A Brief History of a Young Journal: Tribal college celebrates five years of publication

Feb 15th, 1994 | By | Category: 5-4: Education, Editor's Essay
By Paul Boyer
TCJ FIRST ISSUE

The first issue of Tribal College magazine published in the summer of 1989

Six years ago, while preparing to write a report on tribally controlled colleges, I spent several days at Salish Kootenai College in western Montana. At the time, the college was beginning to broadcast programs over their own television station. I visited their efficient little studio, filled with new equipment, and watched on a monitor as Sesame Street was picked up from a satellite and sent out across the reservation.

A few weeks later, I was on a similar fact-finding trip to Navajo Community College hundreds of miles to the south. They, too, want­ed a television station, although their project was still being planned.  Pins marked a wall map indicating possible transmitter sites.

As a visitor, I assumed that both institutions were helping each other develop their stations. I was surprised to hear that they were not. The reason was simple and distressing: neither knew about the other’s work.

I quickly learned that the tribal colleges had common interests but few opportunities for common dis­course. Aside from meetings of the American Indian Higher Education Consortium, there was no forum for college staff, faculty, administrators and students to discuss their needs, successes and evolving missions.

From this simple observation, a magazine was created, beginning its life in the summer of 1989.

It was primitive by any stan­dard. Twenty-four pages, designed on an early Macintosh computer and with a print run of only 1,000, the first issue of Tribal College was not going to win any awards. But it clearly met an urgent need. When demand from the colleges exceed­ed our supply and a second print­ing was ordered, the journal was fully born.

With this issue, we now complete five full years of publication. It is an appropriate time to take note of our accomplishments.

First, the journal has survived. Publications, like trendy restaurants, live on the edge of failure. Their perceived value must be proven anew with each issue and funding is rarely secure. Yet the journal has been consistently supported and its usefulness affirmed by the sponsor­ing colleges.
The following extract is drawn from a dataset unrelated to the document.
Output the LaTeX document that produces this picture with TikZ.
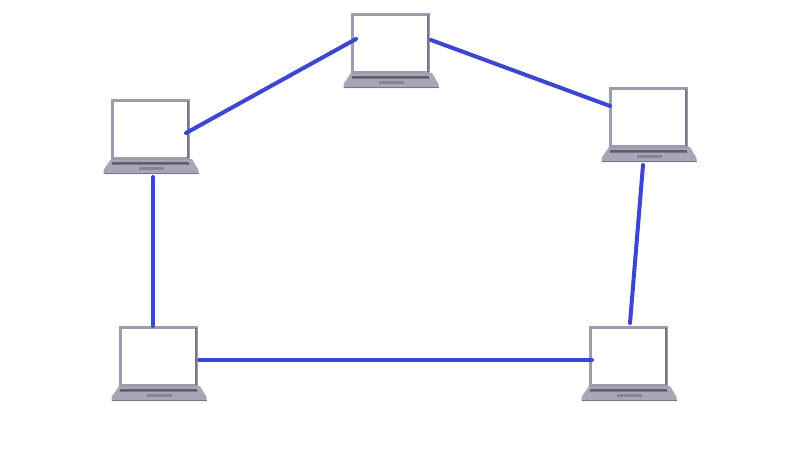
\documentclass[tikz,border=0pt]{standalone}
\definecolor{frameC}{HTML}{9C9CAC}
\definecolor{frameD}{HTML}{77778A}
\definecolor{baseC}{HTML}{A6A6B6}
\definecolor{keyC}{HTML}{5E5E6A}
\definecolor{padC}{HTML}{858594}
\definecolor{linkC}{HTML}{3C46D2}
\tikzset{
  x=1pt,y=-1pt,
  link/.style={draw=linkC,line width=4pt,line cap=round},
  laptop/.pic={
    \fill[baseC] (-0.5,60) -- (80.5,60) -- (87,71) -- (87,75) -- (-8,75) -- (-8,71) -- cycle;
    \fill[frameC] (-0.5,0) rectangle (78.5,61);
    \fill[frameD] (75.5,2) rectangle (77,59);
    \fill[white] (2.5,2.5) rectangle (75.5,57.5);
    \fill[keyC] (1,63) -- (77,63) -- (78,65.5) -- (0,65.5) -- cycle;
    \fill[padC] (27,68) rectangle (52,71);
    \fill[frameD] (-8,74) rectangle (87,75);
  }
}
\begin{document}
\begin{tikzpicture}
\useasboundingbox (0,0) rectangle (800,450);
\pic at (351.5,13) {laptop};
\pic at (111.5,99) {laptop};
\pic at (609.5,87) {laptop};
\pic at (119.5,326) {laptop};
\pic at (589.5,326) {laptop};
\coordinate (tl) at (356,39);
\coordinate (tr) at (431,40);
\coordinate (lt) at (186,133);
\coordinate (lb) at (153,177);
\coordinate (rl) at (610,106);
\coordinate (rb) at (643,165);
\coordinate (blt) at (153,326);
\coordinate (blr) at (199,360);
\coordinate (brl) at (592,360);
\coordinate (brt) at (630,323);
\draw[link] (lt) -- (tl);
\draw[link] (tr) -- (rl);
\draw[link] (rb) -- (brt);
\draw[link] (blr) -- (brl);
\draw[link] (lb) -- (blt);
\end{tikzpicture}
\end{document}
In addition, the journal has grown, both in size and scope. Originally conceived as an “in-house” publication for the tribal college community, it now reaches a broad range of readers. More than a journal for consortium members, it examines the larger universe of American Indian society. In this way, its content has been both broadened and deepened.

These changes are not unique to the journal. Instead, our growth is only a mirror of the changes taking place within the tribal colleges. Over the past five years, they, too, have grown and matured. Enrollments climb significantly every year and four new institu­tions have joined the consortium. They now collaborate on a wide range of projects, from the training of new leaders to telecommunica­tions (a major project described in this issue).

Much work remains. Each issue must be a little better than the last and its mission continues to evolve. But as editor, I am delighted that Tribal College has become more than a publication; it has, after five years, become part of the education land­scape.